[Plotting code records]
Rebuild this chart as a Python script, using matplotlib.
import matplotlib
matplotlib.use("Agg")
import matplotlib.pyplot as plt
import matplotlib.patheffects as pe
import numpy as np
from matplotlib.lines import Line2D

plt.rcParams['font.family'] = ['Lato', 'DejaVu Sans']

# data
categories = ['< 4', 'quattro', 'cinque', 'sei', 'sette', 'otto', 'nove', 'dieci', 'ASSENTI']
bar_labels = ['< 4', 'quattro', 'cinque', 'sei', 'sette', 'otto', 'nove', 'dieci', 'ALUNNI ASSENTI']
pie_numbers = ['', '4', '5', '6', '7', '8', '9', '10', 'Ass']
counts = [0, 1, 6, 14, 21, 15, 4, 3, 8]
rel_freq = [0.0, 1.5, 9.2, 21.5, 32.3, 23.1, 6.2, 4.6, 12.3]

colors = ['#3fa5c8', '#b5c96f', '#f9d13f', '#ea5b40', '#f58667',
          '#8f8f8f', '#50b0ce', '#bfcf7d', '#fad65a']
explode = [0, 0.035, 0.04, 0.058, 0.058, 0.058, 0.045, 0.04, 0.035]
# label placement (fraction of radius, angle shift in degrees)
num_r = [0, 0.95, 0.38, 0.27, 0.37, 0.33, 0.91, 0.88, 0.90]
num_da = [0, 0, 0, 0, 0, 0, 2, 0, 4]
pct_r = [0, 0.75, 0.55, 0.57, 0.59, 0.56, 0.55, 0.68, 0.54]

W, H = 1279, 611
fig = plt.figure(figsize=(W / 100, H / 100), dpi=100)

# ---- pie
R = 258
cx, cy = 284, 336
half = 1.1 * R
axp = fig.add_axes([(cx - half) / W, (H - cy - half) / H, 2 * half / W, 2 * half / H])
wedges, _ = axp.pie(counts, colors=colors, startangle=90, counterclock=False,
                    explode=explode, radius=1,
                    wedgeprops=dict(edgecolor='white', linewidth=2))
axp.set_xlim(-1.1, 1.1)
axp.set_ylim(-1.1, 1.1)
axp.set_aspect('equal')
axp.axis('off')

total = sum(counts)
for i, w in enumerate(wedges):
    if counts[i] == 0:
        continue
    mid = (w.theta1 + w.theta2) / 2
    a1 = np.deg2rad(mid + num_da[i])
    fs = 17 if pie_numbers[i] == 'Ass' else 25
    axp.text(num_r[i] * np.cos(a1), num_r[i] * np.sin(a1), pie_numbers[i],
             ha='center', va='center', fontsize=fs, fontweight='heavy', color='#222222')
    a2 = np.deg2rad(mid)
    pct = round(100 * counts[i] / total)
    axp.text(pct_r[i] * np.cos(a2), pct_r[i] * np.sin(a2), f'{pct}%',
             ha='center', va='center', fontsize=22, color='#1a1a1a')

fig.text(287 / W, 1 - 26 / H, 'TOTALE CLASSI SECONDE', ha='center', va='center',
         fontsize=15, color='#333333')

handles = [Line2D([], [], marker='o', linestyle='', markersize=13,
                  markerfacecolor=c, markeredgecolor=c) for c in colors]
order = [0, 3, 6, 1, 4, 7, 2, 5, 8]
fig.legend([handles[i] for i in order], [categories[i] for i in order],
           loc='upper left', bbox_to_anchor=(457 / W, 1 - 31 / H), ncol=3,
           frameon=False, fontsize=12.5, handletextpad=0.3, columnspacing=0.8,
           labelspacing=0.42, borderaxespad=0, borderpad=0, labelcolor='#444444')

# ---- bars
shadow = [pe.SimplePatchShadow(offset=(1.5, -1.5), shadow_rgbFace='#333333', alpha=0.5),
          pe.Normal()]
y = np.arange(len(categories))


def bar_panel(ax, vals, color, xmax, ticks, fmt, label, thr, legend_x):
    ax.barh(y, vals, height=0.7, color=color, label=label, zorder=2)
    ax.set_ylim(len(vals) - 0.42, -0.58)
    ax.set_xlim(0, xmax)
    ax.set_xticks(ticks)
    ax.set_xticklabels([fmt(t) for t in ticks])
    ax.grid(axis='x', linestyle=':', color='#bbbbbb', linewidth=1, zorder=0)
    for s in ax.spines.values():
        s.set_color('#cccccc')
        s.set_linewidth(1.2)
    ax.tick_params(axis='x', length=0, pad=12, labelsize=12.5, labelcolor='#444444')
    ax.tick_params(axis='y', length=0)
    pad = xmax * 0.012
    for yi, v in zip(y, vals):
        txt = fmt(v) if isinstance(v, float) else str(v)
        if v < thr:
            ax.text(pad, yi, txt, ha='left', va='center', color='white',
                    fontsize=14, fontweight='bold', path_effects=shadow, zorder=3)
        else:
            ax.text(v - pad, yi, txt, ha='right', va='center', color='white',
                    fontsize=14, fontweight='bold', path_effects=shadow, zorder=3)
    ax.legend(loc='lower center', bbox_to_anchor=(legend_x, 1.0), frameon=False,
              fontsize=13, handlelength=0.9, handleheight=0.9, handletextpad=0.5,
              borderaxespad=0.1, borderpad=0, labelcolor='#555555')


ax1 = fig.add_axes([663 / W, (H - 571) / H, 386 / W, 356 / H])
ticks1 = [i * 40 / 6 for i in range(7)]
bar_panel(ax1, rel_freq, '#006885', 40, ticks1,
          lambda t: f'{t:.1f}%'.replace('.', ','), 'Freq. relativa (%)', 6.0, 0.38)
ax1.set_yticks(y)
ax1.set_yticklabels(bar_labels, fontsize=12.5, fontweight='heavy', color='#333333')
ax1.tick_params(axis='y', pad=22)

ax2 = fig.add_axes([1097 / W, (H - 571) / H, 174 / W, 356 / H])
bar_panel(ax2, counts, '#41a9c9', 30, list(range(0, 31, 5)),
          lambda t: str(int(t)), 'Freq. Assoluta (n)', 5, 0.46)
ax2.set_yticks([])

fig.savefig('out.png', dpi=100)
---
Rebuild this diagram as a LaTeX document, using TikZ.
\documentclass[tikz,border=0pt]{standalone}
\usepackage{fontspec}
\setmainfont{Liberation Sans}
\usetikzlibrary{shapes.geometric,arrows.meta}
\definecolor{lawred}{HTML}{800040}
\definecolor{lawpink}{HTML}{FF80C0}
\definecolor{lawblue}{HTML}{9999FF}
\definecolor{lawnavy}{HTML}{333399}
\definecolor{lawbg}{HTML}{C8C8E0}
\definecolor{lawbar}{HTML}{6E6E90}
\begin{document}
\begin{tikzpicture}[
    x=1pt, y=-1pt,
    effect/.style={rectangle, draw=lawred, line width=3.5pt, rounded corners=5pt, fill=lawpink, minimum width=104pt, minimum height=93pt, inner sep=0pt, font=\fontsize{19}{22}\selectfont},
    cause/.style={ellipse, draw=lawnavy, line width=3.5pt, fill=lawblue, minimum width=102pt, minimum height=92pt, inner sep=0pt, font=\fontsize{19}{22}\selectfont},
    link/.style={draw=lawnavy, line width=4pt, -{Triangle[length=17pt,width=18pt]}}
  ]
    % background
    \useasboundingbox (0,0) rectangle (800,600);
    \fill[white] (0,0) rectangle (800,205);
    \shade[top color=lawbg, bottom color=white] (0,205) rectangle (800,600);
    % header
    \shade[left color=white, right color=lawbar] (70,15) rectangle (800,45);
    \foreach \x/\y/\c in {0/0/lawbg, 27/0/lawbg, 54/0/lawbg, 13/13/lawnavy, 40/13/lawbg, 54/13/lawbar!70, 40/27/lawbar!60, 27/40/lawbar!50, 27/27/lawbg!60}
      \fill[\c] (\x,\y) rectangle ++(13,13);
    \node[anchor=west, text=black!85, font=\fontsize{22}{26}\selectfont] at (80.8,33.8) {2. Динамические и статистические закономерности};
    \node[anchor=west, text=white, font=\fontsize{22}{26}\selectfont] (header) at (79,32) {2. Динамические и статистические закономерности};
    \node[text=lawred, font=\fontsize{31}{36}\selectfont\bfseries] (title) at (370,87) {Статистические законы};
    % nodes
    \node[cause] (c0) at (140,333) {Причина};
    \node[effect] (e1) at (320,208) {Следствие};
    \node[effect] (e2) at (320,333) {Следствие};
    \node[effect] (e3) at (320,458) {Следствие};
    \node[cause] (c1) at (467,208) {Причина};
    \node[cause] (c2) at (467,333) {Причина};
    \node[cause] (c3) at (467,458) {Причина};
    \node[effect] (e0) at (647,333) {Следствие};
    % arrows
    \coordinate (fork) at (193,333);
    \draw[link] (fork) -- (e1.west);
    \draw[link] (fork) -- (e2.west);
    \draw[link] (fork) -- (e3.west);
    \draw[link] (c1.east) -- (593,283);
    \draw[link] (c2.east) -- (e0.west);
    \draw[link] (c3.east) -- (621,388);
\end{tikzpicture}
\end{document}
--
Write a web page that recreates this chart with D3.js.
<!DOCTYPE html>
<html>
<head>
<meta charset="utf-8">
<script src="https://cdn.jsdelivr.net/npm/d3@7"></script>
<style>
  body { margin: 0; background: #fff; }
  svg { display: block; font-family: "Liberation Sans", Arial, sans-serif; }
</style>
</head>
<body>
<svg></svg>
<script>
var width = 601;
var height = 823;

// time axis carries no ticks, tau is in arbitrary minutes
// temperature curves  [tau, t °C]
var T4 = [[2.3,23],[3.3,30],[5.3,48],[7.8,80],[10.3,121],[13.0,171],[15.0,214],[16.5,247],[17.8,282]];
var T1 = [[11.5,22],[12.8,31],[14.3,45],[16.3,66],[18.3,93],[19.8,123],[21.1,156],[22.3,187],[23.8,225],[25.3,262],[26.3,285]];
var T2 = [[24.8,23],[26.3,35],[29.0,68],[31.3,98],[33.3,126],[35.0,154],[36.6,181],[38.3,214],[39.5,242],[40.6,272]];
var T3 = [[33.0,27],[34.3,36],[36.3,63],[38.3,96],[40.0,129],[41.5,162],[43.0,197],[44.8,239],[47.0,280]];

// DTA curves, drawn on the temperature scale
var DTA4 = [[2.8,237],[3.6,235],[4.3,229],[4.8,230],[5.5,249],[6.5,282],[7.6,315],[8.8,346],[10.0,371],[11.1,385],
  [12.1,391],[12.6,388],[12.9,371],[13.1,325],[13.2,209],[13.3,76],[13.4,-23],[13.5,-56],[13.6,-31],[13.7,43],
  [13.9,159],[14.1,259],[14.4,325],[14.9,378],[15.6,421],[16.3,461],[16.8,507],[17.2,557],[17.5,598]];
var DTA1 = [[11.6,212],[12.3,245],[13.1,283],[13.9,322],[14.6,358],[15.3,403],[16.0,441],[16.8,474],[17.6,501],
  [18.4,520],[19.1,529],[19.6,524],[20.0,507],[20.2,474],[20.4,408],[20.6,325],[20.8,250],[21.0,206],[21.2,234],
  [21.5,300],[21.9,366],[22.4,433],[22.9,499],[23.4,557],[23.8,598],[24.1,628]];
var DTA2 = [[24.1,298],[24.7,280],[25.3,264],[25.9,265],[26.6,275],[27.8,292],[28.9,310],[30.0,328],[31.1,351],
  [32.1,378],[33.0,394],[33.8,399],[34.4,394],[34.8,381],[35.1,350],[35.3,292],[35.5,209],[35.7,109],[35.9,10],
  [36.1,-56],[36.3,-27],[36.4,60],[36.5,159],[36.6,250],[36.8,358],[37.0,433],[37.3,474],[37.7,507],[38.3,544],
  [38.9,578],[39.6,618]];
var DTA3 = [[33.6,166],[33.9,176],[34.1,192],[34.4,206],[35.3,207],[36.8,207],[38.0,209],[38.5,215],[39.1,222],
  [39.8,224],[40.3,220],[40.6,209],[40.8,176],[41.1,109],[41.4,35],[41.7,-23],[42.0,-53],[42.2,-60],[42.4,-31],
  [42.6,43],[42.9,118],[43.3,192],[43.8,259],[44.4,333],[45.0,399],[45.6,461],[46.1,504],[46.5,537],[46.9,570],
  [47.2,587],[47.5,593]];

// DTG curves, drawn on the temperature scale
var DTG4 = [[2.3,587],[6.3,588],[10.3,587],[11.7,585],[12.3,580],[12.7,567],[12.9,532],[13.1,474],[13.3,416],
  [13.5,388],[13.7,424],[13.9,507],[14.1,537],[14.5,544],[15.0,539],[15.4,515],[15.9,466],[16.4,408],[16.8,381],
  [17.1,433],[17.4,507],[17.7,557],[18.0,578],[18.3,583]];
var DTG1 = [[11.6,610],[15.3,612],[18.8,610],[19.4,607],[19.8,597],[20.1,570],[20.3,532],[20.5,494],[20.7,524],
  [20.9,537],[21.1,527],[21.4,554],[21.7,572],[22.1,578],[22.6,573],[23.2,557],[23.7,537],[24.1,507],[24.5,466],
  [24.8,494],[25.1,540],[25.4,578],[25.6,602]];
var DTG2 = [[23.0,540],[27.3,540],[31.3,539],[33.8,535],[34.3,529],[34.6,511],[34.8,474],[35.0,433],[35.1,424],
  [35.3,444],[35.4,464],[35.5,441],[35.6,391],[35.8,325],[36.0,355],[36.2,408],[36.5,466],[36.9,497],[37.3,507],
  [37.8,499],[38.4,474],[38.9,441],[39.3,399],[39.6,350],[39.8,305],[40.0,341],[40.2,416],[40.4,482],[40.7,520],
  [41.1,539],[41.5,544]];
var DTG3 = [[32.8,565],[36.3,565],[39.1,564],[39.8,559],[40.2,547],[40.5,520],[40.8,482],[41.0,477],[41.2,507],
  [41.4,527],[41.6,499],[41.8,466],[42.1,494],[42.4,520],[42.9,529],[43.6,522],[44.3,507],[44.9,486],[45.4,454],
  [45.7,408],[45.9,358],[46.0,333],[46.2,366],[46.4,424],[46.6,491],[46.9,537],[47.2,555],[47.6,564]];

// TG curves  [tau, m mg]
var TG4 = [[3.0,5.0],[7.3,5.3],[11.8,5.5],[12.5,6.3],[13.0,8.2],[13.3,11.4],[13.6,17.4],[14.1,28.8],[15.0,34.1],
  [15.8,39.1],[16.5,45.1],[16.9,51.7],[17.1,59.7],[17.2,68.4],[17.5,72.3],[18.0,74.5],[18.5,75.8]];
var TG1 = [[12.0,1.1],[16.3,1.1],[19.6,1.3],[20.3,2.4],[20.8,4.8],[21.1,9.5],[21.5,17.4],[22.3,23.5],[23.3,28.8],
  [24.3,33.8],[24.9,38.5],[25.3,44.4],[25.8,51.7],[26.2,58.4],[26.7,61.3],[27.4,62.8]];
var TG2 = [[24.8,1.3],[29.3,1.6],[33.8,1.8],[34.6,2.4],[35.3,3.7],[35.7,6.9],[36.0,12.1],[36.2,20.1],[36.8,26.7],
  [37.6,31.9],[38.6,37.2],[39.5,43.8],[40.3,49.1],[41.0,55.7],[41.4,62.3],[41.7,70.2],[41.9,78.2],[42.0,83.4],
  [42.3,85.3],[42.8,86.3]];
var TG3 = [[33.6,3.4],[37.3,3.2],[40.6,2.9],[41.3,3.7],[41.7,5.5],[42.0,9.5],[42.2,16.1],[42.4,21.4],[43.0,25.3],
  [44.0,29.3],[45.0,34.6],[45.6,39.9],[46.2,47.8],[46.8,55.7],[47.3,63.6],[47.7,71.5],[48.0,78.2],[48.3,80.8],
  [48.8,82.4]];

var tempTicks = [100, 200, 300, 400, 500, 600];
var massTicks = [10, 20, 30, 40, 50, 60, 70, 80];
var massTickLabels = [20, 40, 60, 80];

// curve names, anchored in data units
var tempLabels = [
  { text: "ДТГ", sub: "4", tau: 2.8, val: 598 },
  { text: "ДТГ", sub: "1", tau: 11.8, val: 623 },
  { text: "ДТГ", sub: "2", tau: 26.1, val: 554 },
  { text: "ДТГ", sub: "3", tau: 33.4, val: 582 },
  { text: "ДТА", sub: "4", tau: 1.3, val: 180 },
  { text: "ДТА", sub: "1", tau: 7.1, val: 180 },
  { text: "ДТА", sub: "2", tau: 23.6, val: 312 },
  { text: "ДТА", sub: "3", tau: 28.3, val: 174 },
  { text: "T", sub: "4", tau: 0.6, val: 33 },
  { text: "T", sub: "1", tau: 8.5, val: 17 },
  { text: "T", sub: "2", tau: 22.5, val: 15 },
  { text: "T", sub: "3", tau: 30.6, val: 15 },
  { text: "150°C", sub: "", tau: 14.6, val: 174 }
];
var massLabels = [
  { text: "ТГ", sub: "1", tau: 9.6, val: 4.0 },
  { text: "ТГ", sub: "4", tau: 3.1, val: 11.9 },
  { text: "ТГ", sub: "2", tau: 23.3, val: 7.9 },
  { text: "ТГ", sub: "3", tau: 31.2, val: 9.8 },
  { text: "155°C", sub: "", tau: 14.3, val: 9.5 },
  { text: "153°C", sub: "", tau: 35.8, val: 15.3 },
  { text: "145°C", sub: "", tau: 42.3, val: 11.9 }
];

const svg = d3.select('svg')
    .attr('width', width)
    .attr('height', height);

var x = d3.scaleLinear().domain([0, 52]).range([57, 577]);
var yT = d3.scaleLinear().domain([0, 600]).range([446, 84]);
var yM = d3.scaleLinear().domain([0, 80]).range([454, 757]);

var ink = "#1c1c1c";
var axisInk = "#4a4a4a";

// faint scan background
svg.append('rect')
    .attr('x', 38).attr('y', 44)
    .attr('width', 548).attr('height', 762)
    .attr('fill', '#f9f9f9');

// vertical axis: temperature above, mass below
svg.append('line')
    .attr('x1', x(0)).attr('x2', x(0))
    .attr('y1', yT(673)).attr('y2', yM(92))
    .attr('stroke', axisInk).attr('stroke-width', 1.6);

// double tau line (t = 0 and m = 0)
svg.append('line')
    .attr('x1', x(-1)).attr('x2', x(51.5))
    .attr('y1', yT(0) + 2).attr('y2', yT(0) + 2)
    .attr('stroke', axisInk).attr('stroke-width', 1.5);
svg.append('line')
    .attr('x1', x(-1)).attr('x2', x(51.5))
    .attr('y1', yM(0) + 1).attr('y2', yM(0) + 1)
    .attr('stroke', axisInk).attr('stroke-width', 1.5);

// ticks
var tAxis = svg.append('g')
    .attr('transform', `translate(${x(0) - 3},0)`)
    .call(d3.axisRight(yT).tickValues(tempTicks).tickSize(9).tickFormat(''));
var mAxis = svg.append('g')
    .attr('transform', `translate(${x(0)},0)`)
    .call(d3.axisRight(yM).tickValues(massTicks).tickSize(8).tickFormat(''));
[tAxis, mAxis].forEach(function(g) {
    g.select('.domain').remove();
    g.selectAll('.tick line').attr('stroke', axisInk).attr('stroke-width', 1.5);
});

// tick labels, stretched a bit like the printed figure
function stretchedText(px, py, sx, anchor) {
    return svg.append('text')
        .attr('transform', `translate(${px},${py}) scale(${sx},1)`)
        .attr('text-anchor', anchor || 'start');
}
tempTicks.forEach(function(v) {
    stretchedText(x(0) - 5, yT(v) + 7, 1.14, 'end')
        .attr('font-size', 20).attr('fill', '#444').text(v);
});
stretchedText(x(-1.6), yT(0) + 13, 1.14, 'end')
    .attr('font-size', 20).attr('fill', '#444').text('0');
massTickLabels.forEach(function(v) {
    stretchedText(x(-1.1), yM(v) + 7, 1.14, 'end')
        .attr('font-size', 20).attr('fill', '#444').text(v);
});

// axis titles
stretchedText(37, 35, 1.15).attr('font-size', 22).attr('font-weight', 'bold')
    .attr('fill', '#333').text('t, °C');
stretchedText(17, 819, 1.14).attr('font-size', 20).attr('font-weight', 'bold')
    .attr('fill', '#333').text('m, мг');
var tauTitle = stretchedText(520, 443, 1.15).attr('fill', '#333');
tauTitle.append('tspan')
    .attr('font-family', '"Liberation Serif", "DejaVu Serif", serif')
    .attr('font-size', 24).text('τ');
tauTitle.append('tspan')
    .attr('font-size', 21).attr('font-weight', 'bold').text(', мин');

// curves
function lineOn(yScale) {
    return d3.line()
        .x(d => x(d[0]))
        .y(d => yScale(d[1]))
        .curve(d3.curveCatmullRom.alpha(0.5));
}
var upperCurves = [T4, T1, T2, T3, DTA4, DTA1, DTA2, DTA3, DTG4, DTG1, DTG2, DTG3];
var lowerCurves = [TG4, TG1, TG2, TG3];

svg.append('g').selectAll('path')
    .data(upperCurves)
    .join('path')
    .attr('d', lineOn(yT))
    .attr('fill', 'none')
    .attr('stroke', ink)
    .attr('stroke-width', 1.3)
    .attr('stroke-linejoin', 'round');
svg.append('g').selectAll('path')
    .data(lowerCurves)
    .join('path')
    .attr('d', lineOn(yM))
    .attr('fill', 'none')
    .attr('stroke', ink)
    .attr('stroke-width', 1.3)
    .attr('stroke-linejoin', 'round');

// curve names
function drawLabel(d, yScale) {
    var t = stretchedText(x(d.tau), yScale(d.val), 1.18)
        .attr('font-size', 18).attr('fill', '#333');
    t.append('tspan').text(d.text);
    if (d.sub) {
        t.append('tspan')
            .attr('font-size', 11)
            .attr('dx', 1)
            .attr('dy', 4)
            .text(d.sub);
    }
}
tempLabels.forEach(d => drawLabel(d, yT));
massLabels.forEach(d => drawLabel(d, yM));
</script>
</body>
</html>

§ Task directions:
The lines from the one containing "Rebuild this chart" to the one containing "rel_freq = [0.0, 1.5, 9.2, 21.5, 32.3, 23.1, 6.2, 4.6, 12.3]", both included, are to be extracted exactly; give no other line.

§ Task response:
Rebuild this chart as a Python script, using matplotlib.
import matplotlib
matplotlib.use("Agg")
import matplotlib.pyplot as plt
import matplotlib.patheffects as pe
import numpy as np
from matplotlib.lines import Line2D

plt.rcParams['font.family'] = ['Lato', 'DejaVu Sans']

# data
categories = ['< 4', 'quattro', 'cinque', 'sei', 'sette', 'otto', 'nove', 'dieci', 'ASSENTI']
bar_labels = ['< 4', 'quattro', 'cinque', 'sei', 'sette', 'otto', 'nove', 'dieci', 'ALUNNI ASSENTI']
pie_numbers = ['', '4', '5', '6', '7', '8', '9', '10', 'Ass']
counts = [0, 1, 6, 14, 21, 15, 4, 3, 8]
rel_freq = [0.0, 1.5, 9.2, 21.5, 32.3, 23.1, 6.2, 4.6, 12.3]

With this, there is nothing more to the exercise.